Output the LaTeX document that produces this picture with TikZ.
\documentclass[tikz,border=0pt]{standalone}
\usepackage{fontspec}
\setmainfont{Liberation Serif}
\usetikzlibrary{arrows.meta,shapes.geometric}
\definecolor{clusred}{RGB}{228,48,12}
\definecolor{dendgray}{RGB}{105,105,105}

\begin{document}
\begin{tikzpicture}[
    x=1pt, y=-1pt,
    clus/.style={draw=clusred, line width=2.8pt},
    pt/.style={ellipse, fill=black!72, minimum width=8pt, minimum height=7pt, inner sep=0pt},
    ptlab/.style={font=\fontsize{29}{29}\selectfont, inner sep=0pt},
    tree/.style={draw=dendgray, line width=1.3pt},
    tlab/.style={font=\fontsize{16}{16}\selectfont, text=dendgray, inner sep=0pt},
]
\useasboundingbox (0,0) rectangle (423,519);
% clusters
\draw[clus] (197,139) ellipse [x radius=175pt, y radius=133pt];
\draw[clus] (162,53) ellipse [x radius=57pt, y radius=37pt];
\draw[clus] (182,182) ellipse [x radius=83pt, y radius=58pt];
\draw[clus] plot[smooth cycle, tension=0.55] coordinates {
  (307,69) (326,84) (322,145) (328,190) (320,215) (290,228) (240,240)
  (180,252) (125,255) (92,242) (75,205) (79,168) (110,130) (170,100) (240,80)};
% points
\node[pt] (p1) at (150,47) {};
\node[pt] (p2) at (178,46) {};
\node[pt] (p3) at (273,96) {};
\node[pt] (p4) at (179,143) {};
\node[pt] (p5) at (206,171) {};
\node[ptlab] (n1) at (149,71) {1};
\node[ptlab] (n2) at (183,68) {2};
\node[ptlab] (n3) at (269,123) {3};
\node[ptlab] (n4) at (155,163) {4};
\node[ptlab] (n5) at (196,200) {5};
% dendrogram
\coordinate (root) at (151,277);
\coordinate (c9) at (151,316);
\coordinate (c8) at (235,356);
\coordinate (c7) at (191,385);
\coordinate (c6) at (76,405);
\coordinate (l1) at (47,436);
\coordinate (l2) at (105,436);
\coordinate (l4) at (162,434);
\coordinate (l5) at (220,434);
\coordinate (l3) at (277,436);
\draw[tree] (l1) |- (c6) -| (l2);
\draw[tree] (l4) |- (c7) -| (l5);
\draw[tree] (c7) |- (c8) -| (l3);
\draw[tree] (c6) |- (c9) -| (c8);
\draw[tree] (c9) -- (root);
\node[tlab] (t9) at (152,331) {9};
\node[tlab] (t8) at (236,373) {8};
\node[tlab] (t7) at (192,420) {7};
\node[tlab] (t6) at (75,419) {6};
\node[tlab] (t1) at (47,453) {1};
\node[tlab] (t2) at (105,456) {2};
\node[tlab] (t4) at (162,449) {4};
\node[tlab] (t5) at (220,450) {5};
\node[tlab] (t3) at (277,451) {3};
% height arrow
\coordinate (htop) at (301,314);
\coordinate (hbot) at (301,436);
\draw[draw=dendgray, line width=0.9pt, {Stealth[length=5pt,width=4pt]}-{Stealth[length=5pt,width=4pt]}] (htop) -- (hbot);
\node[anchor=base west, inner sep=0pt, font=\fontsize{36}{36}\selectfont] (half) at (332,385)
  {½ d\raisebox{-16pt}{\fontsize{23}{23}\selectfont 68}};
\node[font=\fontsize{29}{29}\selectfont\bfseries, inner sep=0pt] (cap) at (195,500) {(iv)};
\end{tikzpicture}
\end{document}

········

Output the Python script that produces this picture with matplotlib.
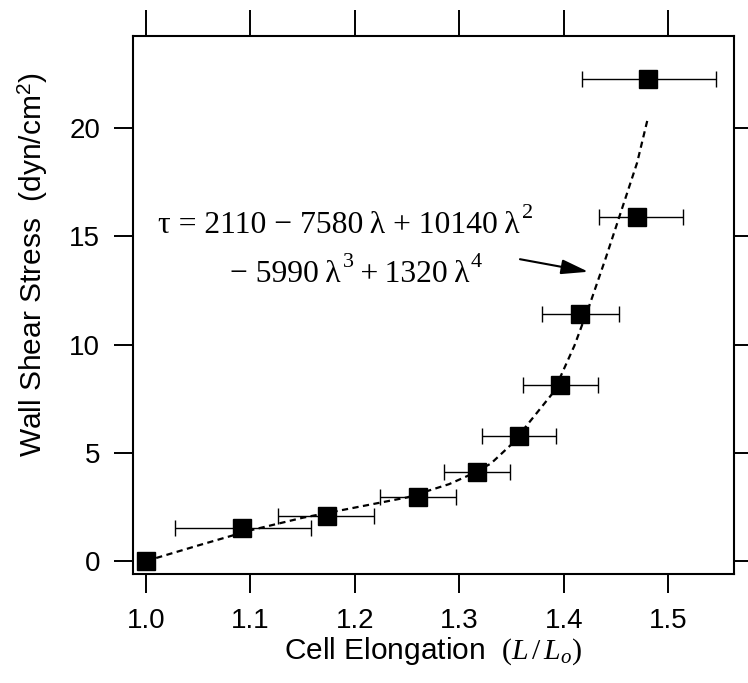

········

Look through the material above. Copy each line where the word "produces" appears.

Output the LaTeX document that produces this picture with TikZ.
Output the Python script that produces this picture with matplotlib.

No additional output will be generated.